As Morris describes BIOLIFE4D’s bioengineering process, work begins with the patient’s own blood and an MRI of their heart. White blood cells are separated out and induced to “go back to their stem cell state.” The cells are then reprogrammed to differentiate between the various types of cells that make up the heart, including cardio, electrical transmission, and smooth muscle cells. Using the MRI for sizing purposes, the bioprinter puts the cells back in place, along with a bioprinted scaffolding that holds everything in place. The entire process takes about six weeks, with the cell development being the most time-consuming stage.
Hearts and Their Parts
BIOLIFE4D’s first milestone, in June 2018, was printing a cardiac patch of viable heart tissue comprising all of the cells that make up the heart. Once printed, this patch could be applied anywhere to the heart.
The company also reached proof of concept in April 2019 for a “mini-heart,” about the size of a mouse heart. This scaled-down version of a human heart could be used by pharmaceutical companies as a toxicity model for cardiac drug testing.
“The mini-heart should provide a better predictor of what the drug would do in a human,” Morris says. “Also, with the mini-heart, you don’t need full vascularization to make it functional as a predictive tool. You just need to keep it alive long enough for toxicity testing to be completed. As we scale up to a heart viable for human transplantation, however, the vascularization will be more complicated, in order to provide the fully functional vascular network required to keep a transplanted organ viable.”

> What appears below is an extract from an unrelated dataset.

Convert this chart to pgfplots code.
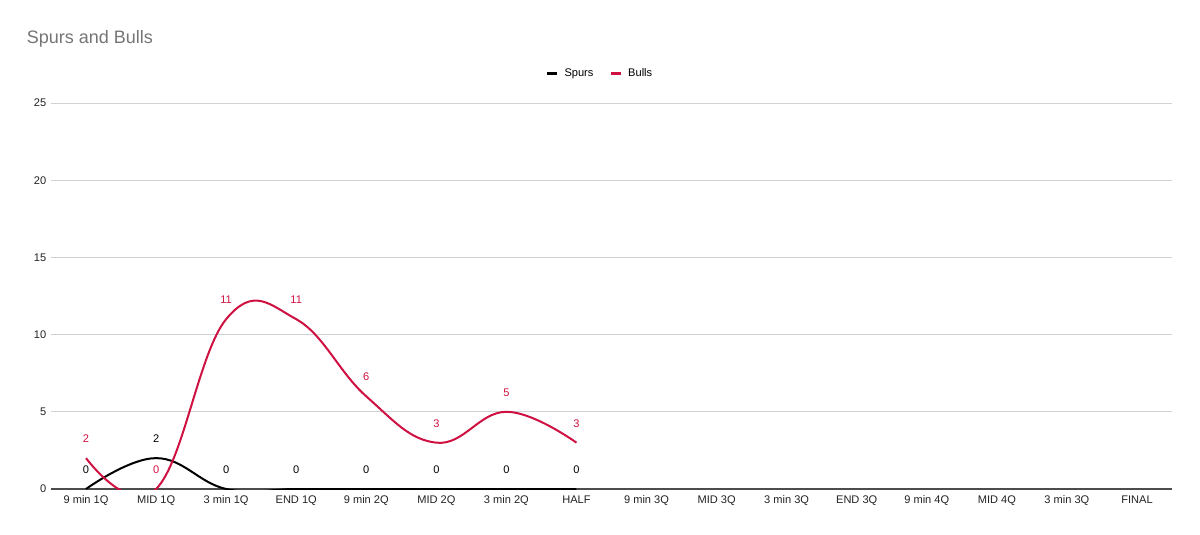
\documentclass[border=0pt]{standalone}
\usepackage{pgfplots}
\pgfplotsset{compat=1.18}
\usepackage{fontspec}
\setmainfont{Liberation Sans}
\definecolor{bulls}{RGB}{206,17,65}
\definecolor{gridc}{RGB}{210,210,210}
\definecolor{titlec}{RGB}{117,117,117}
\definecolor{labc}{RGB}{34,34,34}
\begin{document}
\begin{tikzpicture}
\path[use as bounding box] (0pt,0pt) rectangle (900pt,-401.25pt);
\node[anchor=west,text=titlec,font=\fontsize{13.5}{16}\selectfont,inner sep=0pt] at (20pt,-29pt) {Spurs and Bulls};
\begin{axis}[
  at={(38.25pt,-366.75pt)}, anchor=south west,
  scale only axis, width=840.75pt, height=289.5pt,
  xmin=-0.5, xmax=15.5, ymin=0, ymax=25,
  xtick={0,...,15},
  xticklabels={9 min 1Q, MID 1Q, 3 min 1Q, END 1Q, 9 min 2Q, MID 2Q, 3 min 2Q, HALF, 9 min 3Q, MID 3Q, 3 min 3Q, END 3Q, 9 min 4Q, MID 4Q, 3 min 3Q, FINAL},
  ytick={0,5,...,25},
  ymajorgrids, grid style={gridc, line width=0.75pt},
  axis line style={draw=none},
  major tick length=0pt,
  tick label style={font=\fontsize{8.3}{10}\selectfont, text=labc},
  /pgf/number format/assume math mode=true,
  xticklabel style={yshift=-1.5pt},
  yticklabel style={xshift=0pt},
  legend columns=2,
  legend style={at={(0.49,1.077)}, anchor=center, draw=none, fill=none,
    font=\fontsize{8.3}{10}\selectfont, column sep=2pt,
    /tikz/every even column/.append style={column sep=10pt}},
  legend image code/.code={\draw[line width=2.6pt] (0pt,0pt) -- (7.5pt,0pt);},
  nodes near coords,
  every node near coord/.append style={font=\fontsize{8.3}{10}\selectfont, anchor=center, yshift=14.5pt},
]
\addplot[forget plot, draw=black!70, line width=0.8pt, nodes near coords={}] coordinates {(-0.5,0) (15.5,0)};
\addplot[black, line width=1.5pt, smooth, tension=0.7, no markers, every node near coord/.append style={text=black}] coordinates {
(0,0) (1,2) (2,0) (3,0) (4,0) (5,0) (6,0) (7,0)};
\addlegendentry{Spurs}
\addplot[bulls, line width=1.5pt, smooth, tension=0.7, no markers, every node near coord/.append style={text=bulls}] coordinates {
(0,2) (1,0) (2,11) (3,11) (4,6) (5,3) (6,5) (7,3)};
\addlegendentry{Bulls}
\end{axis}
\end{tikzpicture}
\end{document}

Morris says there is no FDA approval necessary for the mini-heart. Its use in toxicity testing requires a different approval process, he says. Valves, grafts, and patches will need FDA approval before going to market. Approval of a full-size heart, however, could take less time due to the “compassionate exception” rule.
“The FDA path could go faster for the full heart than for valves and grafts,” Morris says. “There are an estimated 200,000 individuals in the United States with late-stage heart failure who don’t make it onto the waiting list for a heart transplant. If we can show that our data are good for a 3D-bioprinted human heart, some of those 200,000 could decide to accept one of our hearts. They know the heart hasn’t gone through the entire FDA approval process, but they are at risk of dying without any alternative at all.”
BIOLIFE4D is benefitting from partnerships with other experts in the field, sharing knowledge and equipment. While BIOLIFE4D’s headquarters is in Chicago, their lab is located at Texas Medical Center in Houston. Morris says the company partners with other research institutions and hospitals in the Houston area, due primarily to the cardiac and bioprinting expertise at those locations. Through those partnerships, the company is also able to access bioprinters in various labs, with BIOLIFE4D’s CMO and chief science officer on site when printing takes place.
Collaborative efforts among experts in academia, health care, and commercial medical development are taking 3D heart printing from concept to production. Shared knowledge is resulting in the development of effective tools that can turn models to reality.
— Kathy Hardy is a freelance writer based in Phoenixville, Pennsylvania. She is a frequent contributor to Radiology Today.